A Generalized Information Bottleneck Theory of Deep Learning
Charles Westphal, Stephen Hailes, Mirco Musolesi
TL;DR
The paper tackles theoretical ambiguities in the Information Bottleneck (IB) framework by proposing a Generalized Information Bottleneck (GIB) that foregrounds synergy among input features. It introduces a PMI-based reweighting and a feature-wise synergy decomposition using interaction information, and proves that, under perfect estimation, the classical IB objective is bounded by the GIB objective, while also resolving issues like infinite compression. Empirically, GIB yields consistent compression phases across activations and architectures, and its complexity term aligns with adversarial robustness, offering interpretable learning dynamics in CNNs and Transformers.

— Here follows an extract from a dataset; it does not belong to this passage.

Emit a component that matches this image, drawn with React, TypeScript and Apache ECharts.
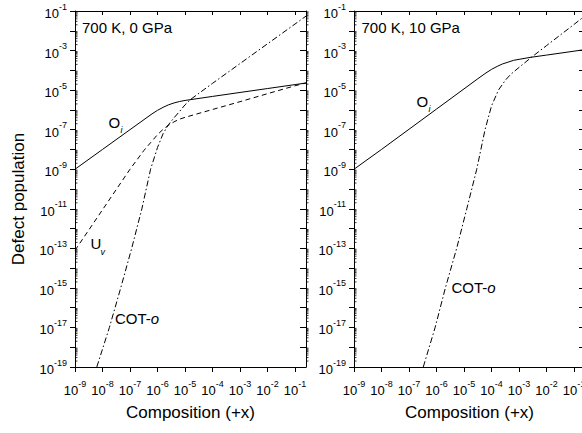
import React, { useEffect, useRef } from "react";
import * as echarts from "echarts";

// ---------- axis definitions ----------
const X_MIN = 1e-9;
const X_MAX = 0.25;
const Y_MIN = 1e-19;
const Y_MAX = 1e-1;
const xTickExps = [-9, -8, -7, -6, -5, -4, -3, -2, -1];
const yTickExps = [-1, -2, -3, -4, -5, -6, -7, -8, -9, -10, -11, -12, -13, -14, -15, -16, -17, -18, -19];
const yLabelExps = [-1, -3, -5, -7, -9, -11, -13, -15, -17, -19];

// ---------- panel 1: 700 K, 0 GPa ----------
const p1OiX = [1e-9, 1e-8, 1e-7, 6.3e-7, 1e-6, 1.6e-6, 2.5e-6, 4e-6, 6.3e-6, 1e-5, 1e-4, 1e-3, 1e-2, 0.1, 0.25];
const p1OiY = [1e-9, 1e-8, 1e-7, 6.3e-7, 9.5e-7, 1.35e-6, 1.8e-6, 2.25e-6, 2.65e-6, 3.0e-6, 4.8e-6, 7.6e-6, 1.2e-5, 1.9e-5, 2.3e-5];

const p1UvX = [1e-9, 1e-8, 1e-7, 3.2e-7, 5.6e-7, 1e-6, 1.6e-6, 2.5e-6, 4e-6, 6.3e-6, 1e-5, 1e-4, 1e-3, 1e-2, 0.1, 0.25];
const p1UvY = [7.9e-14, 8.9e-12, 1e-9, 8.9e-9, 2.2e-8, 5.6e-8, 1.05e-7, 1.66e-7, 2.5e-7, 3.4e-7, 4.2e-7, 1.05e-6, 2.6e-6, 6.6e-6, 1.66e-5, 2.3e-5];

const p1CotX = [6.2e-9, 1.78e-8, 4.6e-8, 1.15e-7, 2.7e-7, 5.6e-7, 1e-6, 1.6e-6, 2.5e-6, 4e-6, 6.3e-6, 1e-5, 1.6e-5, 3.2e-5, 1e-4, 1e-3, 1e-2, 0.1, 0.25];
const p1CotY = [1e-19, 1e-17, 1e-15, 1e-13, 1e-11, 1e-9, 1.26e-8, 6.3e-8, 1.8e-7, 4e-7, 8.3e-7, 1.8e-6, 3.4e-6, 6.9e-6, 2.2e-5, 2.2e-4, 2.2e-3, 2.2e-2, 5.5e-2];

// ---------- panel 2: 700 K, 10 GPa ----------
const p2OiX = [1e-9, 1e-8, 1e-6, 3.2e-5, 6.3e-5, 1e-4, 1.6e-4, 2.5e-4, 4e-4, 6.3e-4, 1e-3, 2.5e-3, 1e-2, 0.1, 0.25];
const p2OiY = [1e-9, 1e-8, 1.1e-6, 3.8e-5, 7.4e-5, 1.12e-4, 1.58e-4, 2.1e-4, 2.6e-4, 3.2e-4, 3.6e-4, 4.5e-4, 5.9e-4, 9.3e-4, 1.12e-3];

const p2CotX = [3.3e-7, 8.9e-7, 2.1e-6, 5.4e-6, 1.26e-5, 2.9e-5, 5.8e-5, 1e-4, 1.78e-4, 3.2e-4, 5e-4, 1e-3, 2.9e-3, 1e-2, 0.1, 0.25];
const p2CotY = [1e-19, 1e-17, 1e-15, 1e-13, 1e-11, 1e-9, 1e-7, 1.6e-6, 1e-5, 3.2e-5, 6.3e-5, 1.4e-4, 4.7e-4, 1.78e-3, 2.1e-2, 5.7e-2];

const FONT = "'Liberation Sans', Arial, Helvetica, sans-serif";
const BLACK = "#000";

const lg = (v: number) => Math.log10(v);
const pairs = (xs: number[], ys: number[]) => xs.map((x, i) => [lg(x), lg(ys[i])]);

// minor (log) tick positions on the y axes: k * 10^n
const minorMultipliers = [2, 3, 4, 5, 6, 7, 8, 9];

const supRich = {
  b: { fontSize: 13, fontFamily: FONT, color: BLACK, lineHeight: 18, verticalAlign: "bottom" },
  s: { fontSize: 9, fontFamily: FONT, color: BLACK, lineHeight: 8, verticalAlign: "top" },
};
const expLabel = (v: number) => `{b|10}{s|${Math.round(v)}}`;

function buildOption() {
  const grids = [
    { left: 75, top: 11, width: 231, height: 356 },
    { left: 354, top: 11, width: 231, height: 356 },
  ];
  const xAxis: any[] = [];
  const yAxis: any[] = [];
  const lineStyle = { color: BLACK, width: 1 };
  grids.forEach((_, gi) => {
    xAxis.push({
      type: "value",
      gridIndex: gi,
      position: "bottom",
      min: lg(X_MIN),
      max: lg(X_MAX),
      axisLine: { show: true, onZero: false, lineStyle },
      axisTick: { show: true, customValues: xTickExps, length: 5, lineStyle },
      axisLabel: { show: true, customValues: xTickExps, formatter: expLabel, rich: supRich, margin: 12 },
      splitLine: { show: false },
      name: "Composition (+x)",
      nameLocation: "middle",
      nameGap: 37,
      nameTextStyle: { fontFamily: FONT, fontSize: 17, color: BLACK },
    });
    xAxis.push({
      type: "value",
      gridIndex: gi,
      position: "top",
      min: lg(X_MIN),
      max: lg(X_MAX),
      axisLine: { show: true, onZero: false, lineStyle },
      axisTick: { show: true, inside: true, customValues: xTickExps, length: 4, lineStyle },
      axisLabel: { show: false },
      splitLine: { show: false },
    });
    yAxis.push({
      type: "value",
      gridIndex: gi,
      position: "left",
      min: lg(Y_MIN),
      max: lg(Y_MAX),
      axisLine: { show: true, onZero: false, lineStyle },
      axisTick: { show: true, customValues: yTickExps, length: 5, lineStyle },
      axisLabel: { show: true, customValues: yLabelExps, formatter: expLabel, rich: supRich, margin: 8 },
      splitLine: { show: false },
    });
    yAxis.push({
      type: "value",
      gridIndex: gi,
      position: "right",
      min: lg(Y_MIN),
      max: lg(Y_MAX),
      axisLine: { show: true, onZero: false, lineStyle },
      axisTick: { show: true, inside: true, customValues: yTickExps, length: 6, lineStyle },
      axisLabel: { show: false },
      splitLine: { show: false },
    });
  });

  const mkLine = (gi: number, data: number[][], type: any) => ({
    type: "line",
    xAxisIndex: gi * 2,
    yAxisIndex: gi * 2,
    data,
    showSymbol: false,
    symbol: "none",
    smooth: false,
    silent: true,
    lineStyle: { color: BLACK, width: 1, type },
  });

  const minorVals: number[][] = [];
  for (let n = -19; n < -1; n++) {
    minorMultipliers.forEach((k) => minorVals.push([lg(X_MIN), n + lg(k)]));
  }
  const mkMinor = (gi: number) => ({
    type: "custom",
    xAxisIndex: gi * 2,
    yAxisIndex: gi * 2,
    clip: false,
    silent: true,
    data: minorVals,
    renderItem: (params: any, api: any) => {
      const v = api.value(1);
      const p = api.coord([lg(X_MIN), v]);
      const q = api.coord([lg(X_MAX), v]);
      return {
        type: "group",
        children: [
          { type: "line", shape: { x1: p[0], y1: p[1], x2: p[0] + 2.5, y2: p[1] }, style: { stroke: BLACK, lineWidth: 0.8 } },
          { type: "line", shape: { x1: q[0], y1: q[1], x2: q[0] + 2.5, y2: q[1] }, style: { stroke: BLACK, lineWidth: 0.8 } },
        ],
      };
    },
  });

  const dashed = [5, 3.5];
  const dashDot = [6, 2.5, 1.5, 2.5];

  const series = [
    mkLine(0, pairs(p1OiX, p1OiY), "solid"),
    mkLine(0, pairs(p1UvX, p1UvY), dashed),
    mkLine(0, pairs(p1CotX, p1CotY), dashDot),
    mkLine(1, pairs(p2OiX, p2OiY), "solid"),
    mkLine(1, pairs(p2CotX, p2CotY), dashDot),
    mkMinor(0),
    mkMinor(1),
  ];

  const txt = (x: number, y: number, text: string, size: number, italic = false, align = "left") => ({
    type: "text",
    x,
    y,
    silent: true,
    style: {
      text,
      fill: BLACK,
      font: `${italic ? "italic " : ""}${size}px ${FONT}`,
      textAlign: align,
      textVerticalAlign: "middle",
    },
  });

  const cotRich = {
    a: { fontSize: 15, fontFamily: FONT, color: BLACK },
    i: { fontSize: 15, fontFamily: FONT, fontStyle: "italic", color: BLACK },
  };
  const cot = (x: number, y: number) => ({
    type: "text",
    x,
    y,
    silent: true,
    style: {
      text: "{a|COT-}{i|o}",
      rich: cotRich,
      fill: BLACK,
      font: `15px ${FONT}`,
      textAlign: "left",
      textVerticalAlign: "middle",
    },
  });

  const graphic = [
    txt(82, 27, "700 K, 0 GPa", 15),
    txt(361.5, 27, "700 K, 10 GPa", 15),
    // O_i labels
    txt(108.5, 122, "O", 15),
    txt(120.5, 129.5, "i", 9, true),
    txt(416.5, 101, "O", 15),
    txt(428.5, 108.5, "i", 9, true),
    // U_v label
    txt(90.5, 243.5, "U", 15),
    txt(100.5, 251.5, "v", 9, true),
    // COT-o labels
    cot(115, 318.5),
    cot(451.5, 287.5),
    {
      type: "text",
      x: 18,
      y: 199,
      rotation: Math.PI / 2,
      silent: true,
      style: {
        text: "Defect population",
        fill: BLACK,
        font: `17px ${FONT}`,
        textAlign: "center",
        textVerticalAlign: "middle",
      },
    },
  ];

  return {
    animation: false,
    backgroundColor: "#fff",
    textStyle: { fontFamily: FONT, color: BLACK },
    grid: grids,
    xAxis,
    yAxis,
    series,
    graphic,
  };
}

export default function App() {
  const ref = useRef<HTMLDivElement>(null);
  useEffect(() => {
    if (!ref.current) return;
    const chart = echarts.init(ref.current, undefined, { renderer: "svg" });
    chart.setOption(buildOption() as any);
    return () => chart.dispose();
  }, []);
  return (
    <div
      style={{
        position: "fixed",
        left: 0,
        top: 0,
        width: 582,
        height: 433,
        overflow: "hidden",
        background: "#fff",
      }}
    >
      <div ref={ref} style={{ width: 600, height: 433 }} />
    </div>
  );
}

The work demonstrates that synergistic feature processing improves generalization and provides a practical, more complete lens for analyzing deep learning representations with potential implications for robust and transferable models.
Abstract
The Information Bottleneck (IB) principle offers a compelling theoretical framework to understand how neural networks (NNs) learn. However, its practical utility has been constrained by unresolved theoretical ambiguities and significant challenges in accurate estimation. In this paper, we present a \textit{Generalized Information Bottleneck (GIB)} framework that reformulates the original IB principle through the lens of synergy, i.e., the information obtainable only through joint processing of features. We provide theoretical and empirical evidence demonstrating that synergistic functions achieve superior generalization compared to their non-synergistic counterparts. Building on these foundations we re-formulate the IB using a computable definition of synergy based on the average interaction information (II) of each feature with those remaining. We demonstrate that the original IB objective is upper bounded by our GIB in the case of perfect estimation, ensuring compatibility with existing IB theory while addressing its limitations. Our experimental results demonstrate that GIB consistently exhibits compression phases across a wide range of architectures (including those with \textit{ReLU} activations where the standard IB fails), while yielding interpretable dynamics in both CNNs and Transformers and aligning more closely with our understanding of adversarial robustness.